Start DATA SHOWN
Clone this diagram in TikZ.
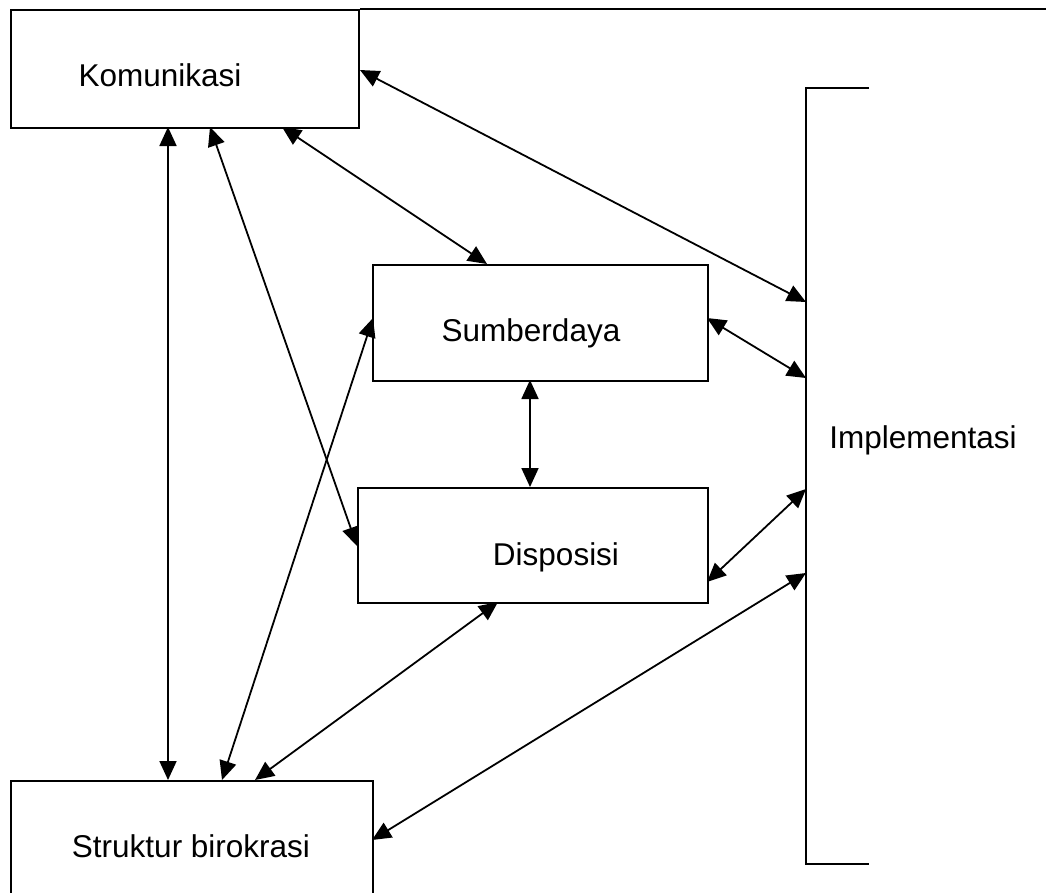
\documentclass[tikz,border=0pt]{standalone}
\usepackage{fontspec}
\setmainfont{Liberation Sans}
\usetikzlibrary{arrows.meta}
\begin{document}
\begin{tikzpicture}[x=1pt,y=-1pt,
  box/.style={draw, line width=1.8pt, inner sep=0pt, anchor=north west},
  lbl/.style={anchor=base, inner sep=0pt, font=\fontsize{31.5}{36}\selectfont},
  link/.style={line width=1.8pt, {Triangle[length=19pt,width=17pt]}-{Triangle[length=19pt,width=17pt]}},
  brk/.style={line width=1.8pt}]
\useasboundingbox (0,0) rectangle (1046,892);
% boxes
\node[box, minimum width=348pt, minimum height=118pt] (kom) at (10,9) {};
\node[box, minimum width=335pt, minimum height=116pt] (sum) at (372,264) {};
\node[box, minimum width=350pt, minimum height=115pt] (dis) at (357,487) {};
\node[box, minimum width=362pt, minimum height=140pt] (str) at (10,780) {};
% top rule
\coordinate (topend) at (1060,9);
\draw[brk] (kom.north east) -- (topend);
% implementation bracket
\coordinate (itop) at (806,88);
\coordinate (ibot) at (806,864);
\coordinate (itopr) at (869,88);
\coordinate (ibotr) at (869,864);
\draw[brk] (itopr) -- (itop) -- (ibot) -- (ibotr);
% labels
\node[lbl] (tkom) at (160,86) {Komunikasi};
\node[lbl] (tsum) at (531,341) {Sumberdaya};
\node[lbl] (tdis) at (556,565) {Disposisi};
\node[lbl] (tstr) at (191,857) {Struktur birokrasi};
\node[lbl] (timp) at (923,448) {Implementasi};
% endpoints
\coordinate (k1) at (360,70);
\coordinate (k2) at (282,127);
\coordinate (k3) at (210,127);
\coordinate (k4) at (168,127);
\coordinate (s1) at (487,264);
\coordinate (s2) at (707,318);
\coordinate (s3) at (530,380);
\coordinate (s4) at (373,318);
\coordinate (d1) at (357,546);
\coordinate (d2) at (530,487);
\coordinate (d3) at (707,582);
\coordinate (d4) at (498,602);
\coordinate (b1) at (168,780);
\coordinate (b2) at (222,780);
\coordinate (b3) at (255,780);
\coordinate (b4) at (372,840);
\coordinate (i1) at (806,302);
\coordinate (i2) at (806,378);
\coordinate (i3) at (806,489);
\coordinate (i4) at (806,573);
% connectors
\draw[link] (k1) -- (i1);
\draw[link] (k2) -- (s1);
\draw[link] (k3) -- (d1);
\draw[link] (k4) -- (b1);
\draw[link] (s2) -- (i2);
\draw[link] (s3) -- (d2);
\draw[link] (s4) -- (b2);
\draw[link] (d3) -- (i3);
\draw[link] (d4) -- (b3);
\draw[link] (b4) -- (i4);
\end{tikzpicture}
\end{document}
End DATA SHOWN
**TASK DESCRIPTION**
Write out the listing above again, exactly, but with no pictures in the copy.

**WRITTEN ANSWER**
Clone this diagram in TikZ.
\documentclass[tikz,border=0pt]{standalone}
\usepackage{fontspec}
\setmainfont{Liberation Sans}
\usetikzlibrary{arrows.meta}
\begin{document}
\begin{tikzpicture}[x=1pt,y=-1pt,
  box/.style={draw, line width=1.8pt, inner sep=0pt, anchor=north west},
  lbl/.style={anchor=base, inner sep=0pt, font=\fontsize{31.5}{36}\selectfont},
  link/.style={line width=1.8pt, {Triangle[length=19pt,width=17pt]}-{Triangle[length=19pt,width=17pt]}},
  brk/.style={line width=1.8pt}]
\useasboundingbox (0,0) rectangle (1046,892);
% boxes
\node[box, minimum width=348pt, minimum height=118pt] (kom) at (10,9) {};
\node[box, minimum width=335pt, minimum height=116pt] (sum) at (372,264) {};
\node[box, minimum width=350pt, minimum height=115pt] (dis) at (357,487) {};
\node[box, minimum width=362pt, minimum height=140pt] (str) at (10,780) {};
% top rule
\coordinate (topend) at (1060,9);
\draw[brk] (kom.north east) -- (topend);
% implementation bracket
\coordinate (itop) at (806,88);
\coordinate (ibot) at (806,864);
\coordinate (itopr) at (869,88);
\coordinate (ibotr) at (869,864);
\draw[brk] (itopr) -- (itop) -- (ibot) -- (ibotr);
% labels
\node[lbl] (tkom) at (160,86) {Komunikasi};
\node[lbl] (tsum) at (531,341) {Sumberdaya};
\node[lbl] (tdis) at (556,565) {Disposisi};
\node[lbl] (tstr) at (191,857) {Struktur birokrasi};
\node[lbl] (timp) at (923,448) {Implementasi};
% endpoints
\coordinate (k1) at (360,70);
\coordinate (k2) at (282,127);
\coordinate (k3) at (210,127);
\coordinate (k4) at (168,127);
\coordinate (s1) at (487,264);
\coordinate (s2) at (707,318);
\coordinate (s3) at (530,380);
\coordinate (s4) at (373,318);
\coordinate (d1) at (357,546);
\coordinate (d2) at (530,487);
\coordinate (d3) at (707,582);
\coordinate (d4) at (498,602);
\coordinate (b1) at (168,780);
\coordinate (b2) at (222,780);
\coordinate (b3) at (255,780);
\coordinate (b4) at (372,840);
\coordinate (i1) at (806,302);
\coordinate (i2) at (806,378);
\coordinate (i3) at (806,489);
\coordinate (i4) at (806,573);
% connectors
\draw[link] (k1) -- (i1);
\draw[link] (k2) -- (s1);
\draw[link] (k3) -- (d1);
\draw[link] (k4) -- (b1);
\draw[link] (s2) -- (i2);
\draw[link] (s3) -- (d2);
\draw[link] (s4) -- (b2);
\draw[link] (d3) -- (i3);
\draw[link] (d4) -- (b3);
\draw[link] (b4) -- (i4);
\end{tikzpicture}
\end{document}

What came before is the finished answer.